Problem to solve — Set down, exactly as written, the lines from the top of the data to the line that holds "(naslabel) at (1104,26)", and omit the pictures.

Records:
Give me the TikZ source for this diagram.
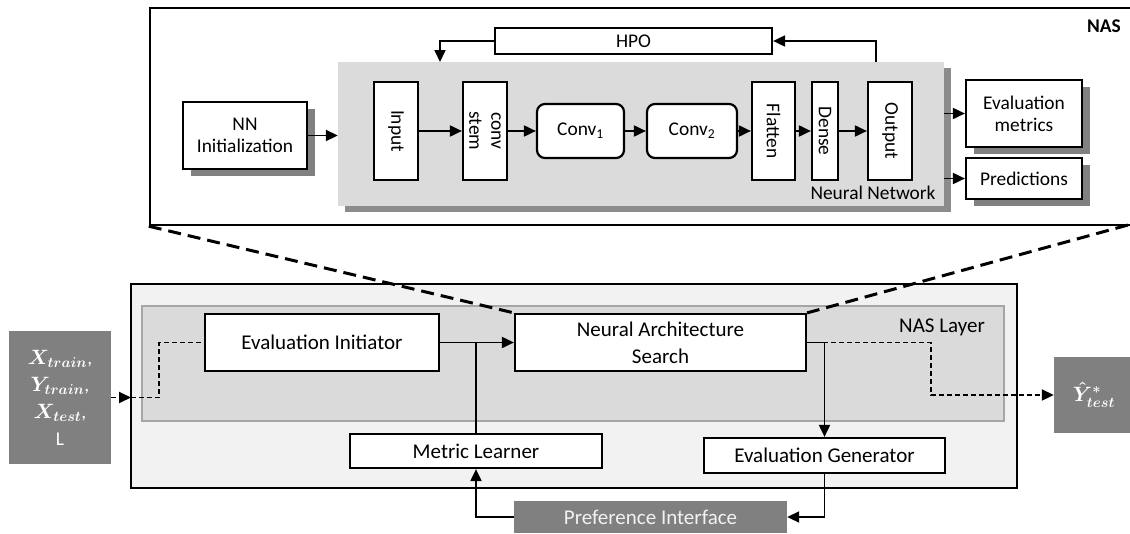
\documentclass[tikz,border=0pt]{standalone}
\usepackage{fontspec}
\setmainfont{Carlito}
\usetikzlibrary{arrows.meta,shadows,calc}

\definecolor{panelgray}{gray}{0.86}
\definecolor{layergray}{gray}{0.855}
\definecolor{layeredge}{gray}{0.65}
\definecolor{outerfill}{gray}{0.95}
\definecolor{blockgray}{gray}{0.5}
\definecolor{shade}{gray}{0.5}

\newcommand\txtA{\fontsize{19.4}{22}\selectfont}
\newcommand\txtB{\fontsize{21}{27}\selectfont}
\newcommand\txtM{\fontsize{19.5}{27}\selectfont\boldmath}

\tikzset{
  box/.style={draw=black, line width=2.2pt, fill=white, inner sep=0pt, align=center, font=\txtA},
  lowbox/.style={box, font=\txtB},
  vtext/.style={rotate=-90, align=center, font=\txtA, inner sep=0pt},
  shadowed/.style={drop shadow={shadow xshift=8pt, shadow yshift=-7pt, fill=shade, opacity=1}},
  datablock/.style={fill=blockgray, inner sep=0pt, align=center, text=white},
  tip/.tip={Triangle[length=12pt,width=11pt]},
  arr/.style={line width=1.9pt, -tip},
  plain/.style={line width=1.9pt},
  dashedarr/.style={line width=1.9pt, dash pattern=on 5pt off 3pt, -tip},
  dashedline/.style={line width=1.9pt, dash pattern=on 5pt off 3pt},
  zoomline/.style={line width=3pt, dash pattern=on 13pt off 7pt},
}

\begin{document}
\begin{tikzpicture}[x=1pt, y=-1pt]
\useasboundingbox (0,0) rectangle (1130,533);

% ---------- NAS detail view ----------
\node[draw=black, line width=2.4pt, inner sep=0pt, minimum width=983pt, minimum height=217pt] (nas) at (641.5,116.5) {};
\node[font=\txtA\bfseries] (naslabel) at (1104,26) {NAS};

\node[fill=panelgray, inner sep=0pt, minimum width=606pt, minimum height=144pt,
      drop shadow={shadow xshift=7pt, shadow yshift=-6pt, fill=shade!90!white, opacity=1}] (nn) at (641,134) {};
\node[font=\txtA, inner sep=0pt] (nnlabel) at (873,193) {Neural Network};

\node[box, minimum width=277pt, minimum height=26pt] (hpo) at (633.5,41) {HPO};
\node[box, shadowed, minimum width=124pt, minimum height=67pt] (init) at (245,135.5) {NN\\Initialization};

\node[box, minimum width=44pt, minimum height=98pt] (inp) at (396,131) {};
\node[vtext] (inplabel) at (inp) {Input};
\node[box, minimum width=44pt, minimum height=98pt] (stem) at (485,131) {};
\node[vtext] (stemlabel) at (stem) {conv\\stem};
\node[box, rounded corners=8pt, minimum width=87pt, minimum height=54pt] (c1) at (580.5,131) {Conv\textsubscript{1}};
\node[box, rounded corners=8pt, minimum width=90pt, minimum height=54pt] (c2) at (692,131) {Conv\textsubscript{2}};
\node[box, minimum width=43pt, minimum height=98pt] (flat) at (773.5,131) {};
\node[vtext] (flatlabel) at (flat) {Flatten};
\node[box, minimum width=26pt, minimum height=98pt] (dense) at (825,131) {};
\node[vtext] (denselabel) at (dense) {Dense};
\node[box, minimum width=44pt, minimum height=98pt] (outp) at (890,131) {};
\node[vtext] (outplabel) at (outp) {Output};

\node[box, shadowed, minimum width=116pt, minimum height=67pt] (evm) at (1024,113.5) {Evaluation\\metrics};
\node[box, shadowed, minimum width=116pt, minimum height=41pt] (pred) at (1024,178.5) {Predictions};

\coordinate (hpoin) at (440,62);
\coordinate (hpoout) at (876,62);
\draw[arr] (init.east) -- (init.east -| nn.west);
\draw[arr] (hpo.west) -| (hpoin);
\draw[arr] (hpoout) |- (hpo.east);
\draw[arr] (inp.east) -- (stem.west);
\draw[arr] (stem.east) -- (c1.west);
\draw[arr] (c1.east) -- (c2.west);
\draw[arr] (c2.east) -- (flat.west);
\draw[arr] (flat.east) -- (dense.west);
\draw[arr] (dense.east) -- (outp.west);
\draw[arr] (nn.east |- evm.west) -- (evm.west);
\draw[arr] (nn.east |- pred.west) -- (pred.west);

% ---------- system overview ----------
\node[draw=black, line width=2.2pt, fill=outerfill, inner sep=0pt, minimum width=886pt, minimum height=204pt] (sys) at (574,386) {};
\node[draw=layeredge, line width=1.6pt, fill=layergray, inner sep=0pt, minimum width=862pt, minimum height=115pt] (layer) at (573,363.5) {};
\node[font=\txtB, inner sep=0pt] (layerlabel) at (942,327) {NAS Layer};

\node[lowbox, minimum width=234pt, minimum height=57pt] (einit) at (322,342.5) {Evaluation Initiator};
\node[lowbox, minimum width=291pt, minimum height=57pt] (search) at (660.5,342.5) {Neural Architecture\\Search};
\node[lowbox, minimum width=252pt, minimum height=34pt] (metric) at (476,451) {Metric Learner};
\node[lowbox, minimum width=241pt, minimum height=35pt] (egen) at (824.5,455.5) {Evaluation Generator};

\node[datablock, font=\txtM, minimum width=102pt, minimum height=133pt] (data) at (60,397.5)
  {$X_{train}$,\\$Y_{train}$,\\$X_{test}$,\\L};
\node[datablock, font=\txtM, minimum width=80pt, minimum height=76pt] (ytest) at (1094,395)
  {$\hat{Y}^{*}_{test}$};
\node[datablock, font=\txtB, text=white!95!black, minimum width=273pt, minimum height=32pt] (pref) at (650.5,517) {Preference Interface};

\coordinate (in1) at (131,397.5);
\coordinate (in2) at (159,397.5);
\coordinate (out1) at (931,342.5);
\draw[dashedarr] (data.east) -- (in1);
\draw[dashedline] (in1) -- (in2) |- (einit.west);
\draw[arr] (einit.east) -- (search.west);
\draw[plain] (metric.north) -- (metric.north |- einit.east);
\draw[arr] (pref.west) -| (metric.south);
\draw[dashedarr] (search.east) -- (out1) |- (ytest.west);
\draw[arr] (search.east) -| (egen.north);
\draw[arr] (egen.south) |- (pref.east);

% zoom-in guide lines
\coordinate (zr) at (1128,225);
\draw[zoomline] (nas.south west) -- (search.north west);
\draw[zoomline] (zr) -- (search.north east);
\end{tikzpicture}
\end{document}
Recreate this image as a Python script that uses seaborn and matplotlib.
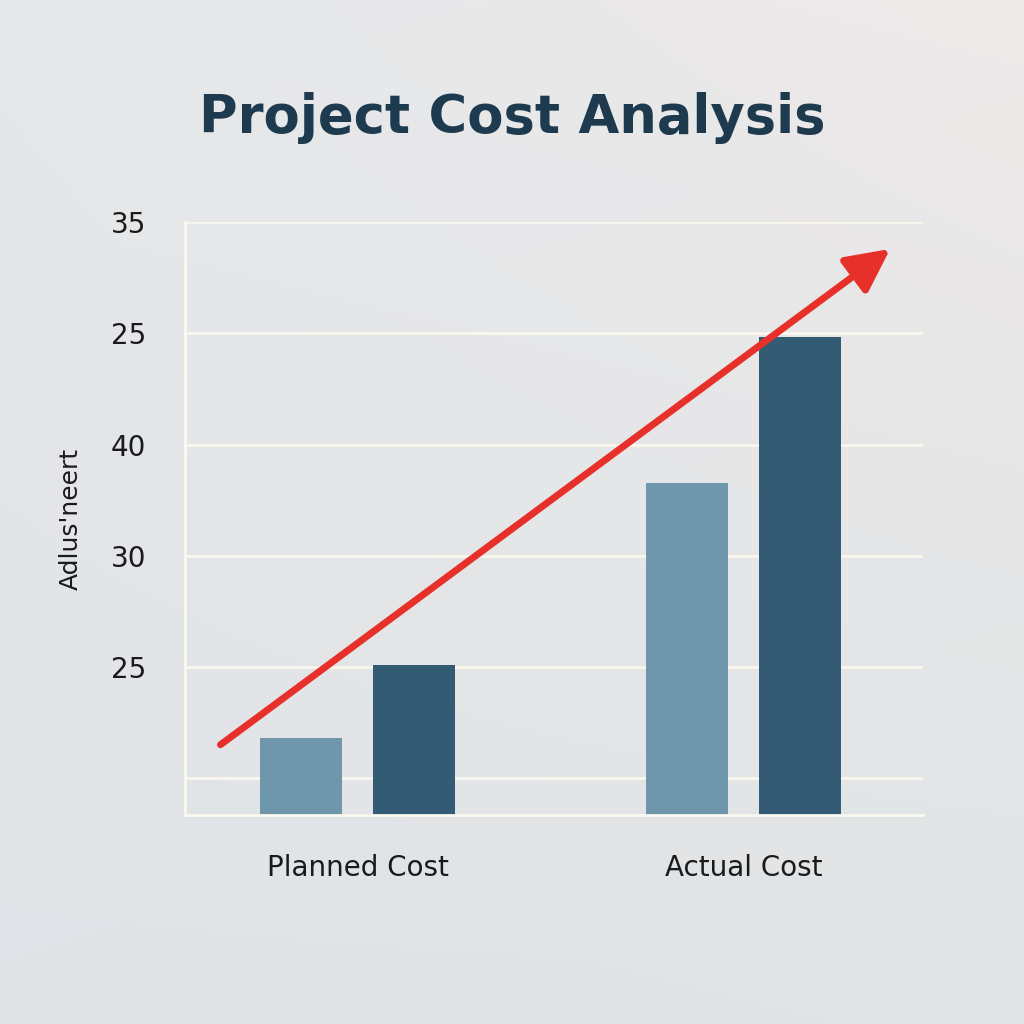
import matplotlib
matplotlib.use("Agg")
import matplotlib.pyplot as plt
import seaborn as sns
import pandas as pd
import numpy as np

categories = ["Planned Cost", "Actual Cost"]
series = ["Planned", "Actual"]
values = {"Planned": [1.36, 3.65], "Actual": [2.02, 4.97]}
tick_pos = [1, 2, 3, 4, 5, 6]
tick_labels = ["", "25", "30", "40", "25", "35"]
trend_start = (-0.355, 1.30)
trend_end = (1.38, 5.76)

rows = [(c, s, values[s][i]) for s in series for i, c in enumerate(categories)]
df = pd.DataFrame(rows, columns=["cat", "series", "val"])

sns.set_theme(style="white")
plt.rcParams['font.family'] = ['DejaVu Sans']
fig = plt.figure(figsize=(10.24, 10.24), dpi=100)
bg = fig.add_axes([0, 0, 1, 1])
grad = np.linspace(0, 1, 256)
X, Y = np.meshgrid(grad, grad)
img = np.zeros((256, 256, 3))
base = np.array([0.90, 0.91, 0.92])
img[:] = base
img[..., 0] += 0.03 * X * (1 - Y) - 0.02 * Y
img[..., 1] += 0.005 * X - 0.02 * Y
img[..., 2] += -0.005 * X - 0.015 * Y
bg.imshow(np.clip(img, 0, 1), extent=[0, 1, 0, 1], aspect="auto", origin="upper")
bg.axis("off")

ax = fig.add_axes([0.181, 0.204, 0.72, 0.579])
ax.set_facecolor("none")
sns.barplot(data=df, x="cat", y="val", hue="series", order=categories,
            palette={"Planned": "#6f97ab", "Actual": "#335c74"},
            width=0.585, gap=0.28, ax=ax, legend=False, saturation=1, linewidth=0)
ax.set_xlim(-0.446, 1.464)
ax.set_ylim(0.667, 6.0)
ax.set_yticks(tick_pos)
ax.set_yticklabels(tick_labels, fontsize=20, color="#1a1a1a")
ax.tick_params(axis="y", length=0, pad=28)
ax.tick_params(axis="x", length=0, pad=28, labelsize=20, labelcolor="#1a1a1a")
ax.grid(axis="y", color="#fbf8ee", linewidth=1.8)
ax.set_axisbelow(True)
for s in ["top", "right"]:
    ax.spines[s].set_visible(False)
for s in ["left", "bottom"]:
    ax.spines[s].set_color("#fbf8ee")
    ax.spines[s].set_linewidth(2)
ax.set_xlabel("")
ax.set_ylabel("Adlus'neert", fontsize=18, color="#1a1a1a", labelpad=20)
ax.annotate("", xy=trend_end, xytext=trend_start,
            arrowprops=dict(arrowstyle="-|>,head_length=2.2,head_width=1.1",
                            color="#e8302a", lw=5, shrinkA=0, shrinkB=0),
            annotation_clip=False)
fig.text(0.5, 0.885, "Project Cost Analysis", ha="center", va="center",
         fontsize=38, fontweight="bold", color="#1d3a4f")
fig.savefig("out.png", dpi=100)
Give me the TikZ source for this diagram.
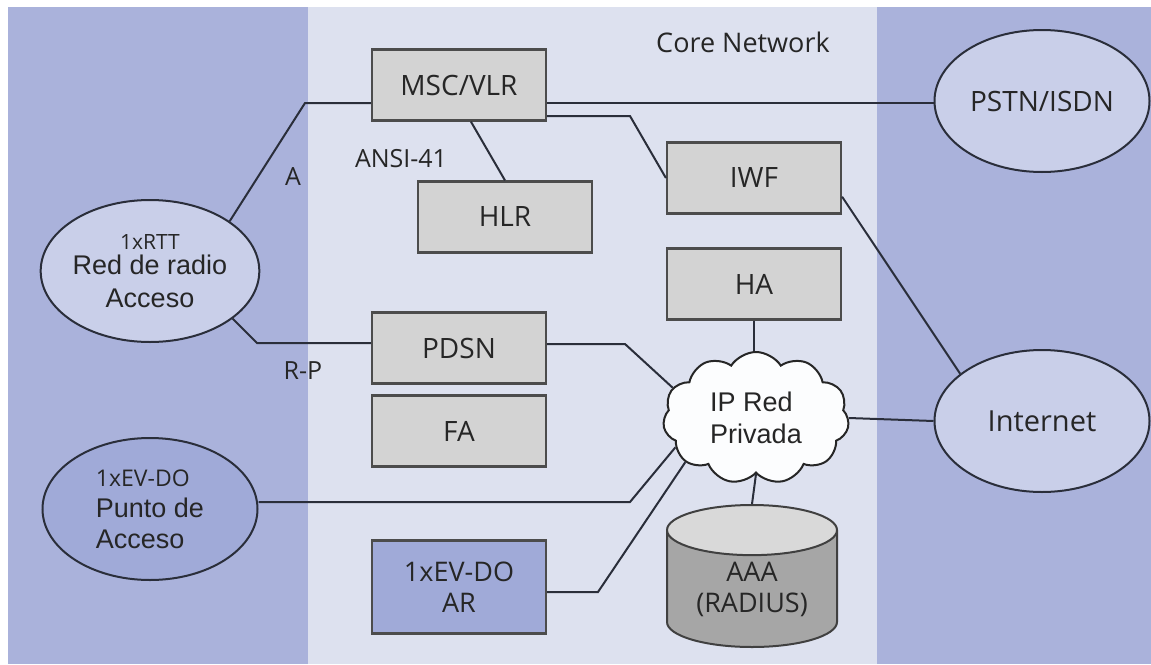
\documentclass[tikz,border=0pt]{standalone}
\usepackage{fontspec}
\setmainfont{Open Sans}
\newfontfamily\arialfont{Liberation Sans}
\usetikzlibrary{shapes.geometric,shapes.symbols}

\definecolor{panelazul}{HTML}{AAB2DB}
\definecolor{panelcore}{HTML}{DDE1EF}
\definecolor{cajagris}{HTML}{D3D3D3}
\definecolor{redfill}{HTML}{C9CFE9}
\definecolor{evdofill}{HTML}{A0AAD8}
\definecolor{linea}{HTML}{2A2E3A}

\tikzset{
  caja/.style={draw=black!70, line width=2.2pt, fill=cajagris, minimum width=174pt, minimum height=71pt, inner sep=0pt, text=black!85, font=\fontsize{28}{30}\selectfont},
  red/.style={ellipse, draw=linea, line width=2pt, fill=redfill, minimum width=215pt, minimum height=142pt, inner sep=0pt, text=black!85, font=\fontsize{28}{30}\selectfont},
  conex/.style={draw=linea, line width=2pt},
  rotulo/.style={text=black!85, font=\fontsize{25}{27}\selectfont}
}

\begin{document}
\begin{tikzpicture}[x=1pt, y=-1pt]
	\useasboundingbox (0,0) rectangle (1151,664);
	\fill[white] (0,0) rectangle (1151,664);
	\fill[panelazul] (8,7) rectangle (308,664);
	\fill[panelcore] (308,7) rectangle (877,664);
	\fill[panelazul] (877,7) rectangle (1151,664);

	\node[rotulo, font=\fontsize{27}{29}\selectfont] (core) at (743,42) {Core Network};

	\node[caja] (msc) at (459,85) {MSC/VLR};
	\node[caja] (hlr) at (505,217) {HLR};
	\node[caja] (iwf) at (754,178) {IWF};
	\node[caja] (ha) at (754,284) {HA};
	\node[caja] (pdsn) at (459,348) {PDSN};
	\node[caja] (fa) at (459,431) {FA};
	\node[caja, fill=evdofill, minimum height=93pt, align=center, font=\fontsize{27}{31}\selectfont] (ar) at (459,587) {1xEV-DO\\AR};

	\node[red, align=center, font=\arialfont\fontsize{27}{33}\selectfont] (rtt) at (150,271) {{\fontspec{Open Sans}\fontsize{21}{22}\selectfont 1xRTT}\\[-8pt]Red de radio\\Acceso};
	\node[red, fill=evdofill, align=left, font=\arialfont\fontsize{27}{31}\selectfont] (evdo) at (150,509) {{\fontspec{Open Sans}\fontsize{23}{24}\selectfont 1xEV-DO}\\Punto de\\Acceso};
	\node[red] (pstn) at (1042,101) {PSTN/ISDN};
	\node[red, font=\fontsize{29}{31}\selectfont] (internet) at (1042,421) {Internet};

	\node[cloud, cloud puffs=11, cloud puff arc=115, aspect=1.4, draw=black!85, line width=2pt, fill=white!92!panelcore, minimum width=186pt, minimum height=132pt, inner sep=0pt, align=left, text=black!85, font=\arialfont\fontsize{27}{32}\selectfont] (nube) at (756,418) {IP Red\\Privada};

	\node[cylinder, shape border rotate=90, shape aspect=0.45, draw=black!75, line width=2pt, cylinder uses custom fill, cylinder body fill=black!35, cylinder end fill=black!15, minimum width=170pt, minimum height=142pt, inner sep=0pt, anchor=south, align=center, text=black!85, font=\fontsize{27}{31}\selectfont] (aaa) at (752,648) {AAA\\(RADIUS)};

	\node[rotulo] (ansi) at (401,159) {ANSI-41};
	\node[rotulo] (ifA) at (293,177) {A};
	\node[rotulo] (ifRP) at (303,371) {R-P};

	\coordinate (codoA) at (305,103);
	\coordinate (codoRP) at (257,343);
	\coordinate (codoIWF) at (630,116);
	\coordinate (codoPDSN) at (625,344);
	\coordinate (codoEV) at (630,502);
	\coordinate (codoAR) at (598,592);

	\draw[conex] (rtt.32) -- (codoA) -- (msc.west |- codoA);
	\draw[conex] (msc.east |- codoA) -- (pstn.west |- codoA);
	\draw[conex] (msc.east |- codoIWF) -- (codoIWF) -- (iwf.west);
	\draw[conex] (msc.-72) -- (hlr.north);
	\draw[conex] (iwf.-12) -- (internet.150);
	\draw[conex] (rtt.-30) -- (codoRP) -- (pdsn.west |- codoRP);
	\draw[conex] (pdsn.east |- codoPDSN) -- (codoPDSN) -- (nube.160);
	\draw[conex] (evdo.east |- codoEV) -- (codoEV) -- (nube.200);
	\draw[conex] (ar.east |- codoAR) -- (codoAR) -- (nube.212);
	\draw[conex] (ha.south) -- (ha.south |- nube.north);
	\draw[conex] (nube.south) -- (aaa.north);
	\draw[conex] (nube.east) -- (internet.west);
\end{tikzpicture}
\end{document}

Solution to this task —
Give me the TikZ source for this diagram.
\documentclass[tikz,border=0pt]{standalone}
\usepackage{fontspec}
\setmainfont{Carlito}
\usetikzlibrary{arrows.meta,shadows,calc}

\definecolor{panelgray}{gray}{0.86}
\definecolor{layergray}{gray}{0.855}
\definecolor{layeredge}{gray}{0.65}
\definecolor{outerfill}{gray}{0.95}
\definecolor{blockgray}{gray}{0.5}
\definecolor{shade}{gray}{0.5}

\newcommand\txtA{\fontsize{19.4}{22}\selectfont}
\newcommand\txtB{\fontsize{21}{27}\selectfont}
\newcommand\txtM{\fontsize{19.5}{27}\selectfont\boldmath}

\tikzset{
  box/.style={draw=black, line width=2.2pt, fill=white, inner sep=0pt, align=center, font=\txtA},
  lowbox/.style={box, font=\txtB},
  vtext/.style={rotate=-90, align=center, font=\txtA, inner sep=0pt},
  shadowed/.style={drop shadow={shadow xshift=8pt, shadow yshift=-7pt, fill=shade, opacity=1}},
  datablock/.style={fill=blockgray, inner sep=0pt, align=center, text=white},
  tip/.tip={Triangle[length=12pt,width=11pt]},
  arr/.style={line width=1.9pt, -tip},
  plain/.style={line width=1.9pt},
  dashedarr/.style={line width=1.9pt, dash pattern=on 5pt off 3pt, -tip},
  dashedline/.style={line width=1.9pt, dash pattern=on 5pt off 3pt},
  zoomline/.style={line width=3pt, dash pattern=on 13pt off 7pt},
}

\begin{document}
\begin{tikzpicture}[x=1pt, y=-1pt]
\useasboundingbox (0,0) rectangle (1130,533);

% ---------- NAS detail view ----------
\node[draw=black, line width=2.4pt, inner sep=0pt, minimum width=983pt, minimum height=217pt] (nas) at (641.5,116.5) {};
\node[font=\txtA\bfseries] (naslabel) at (1104,26) {NAS};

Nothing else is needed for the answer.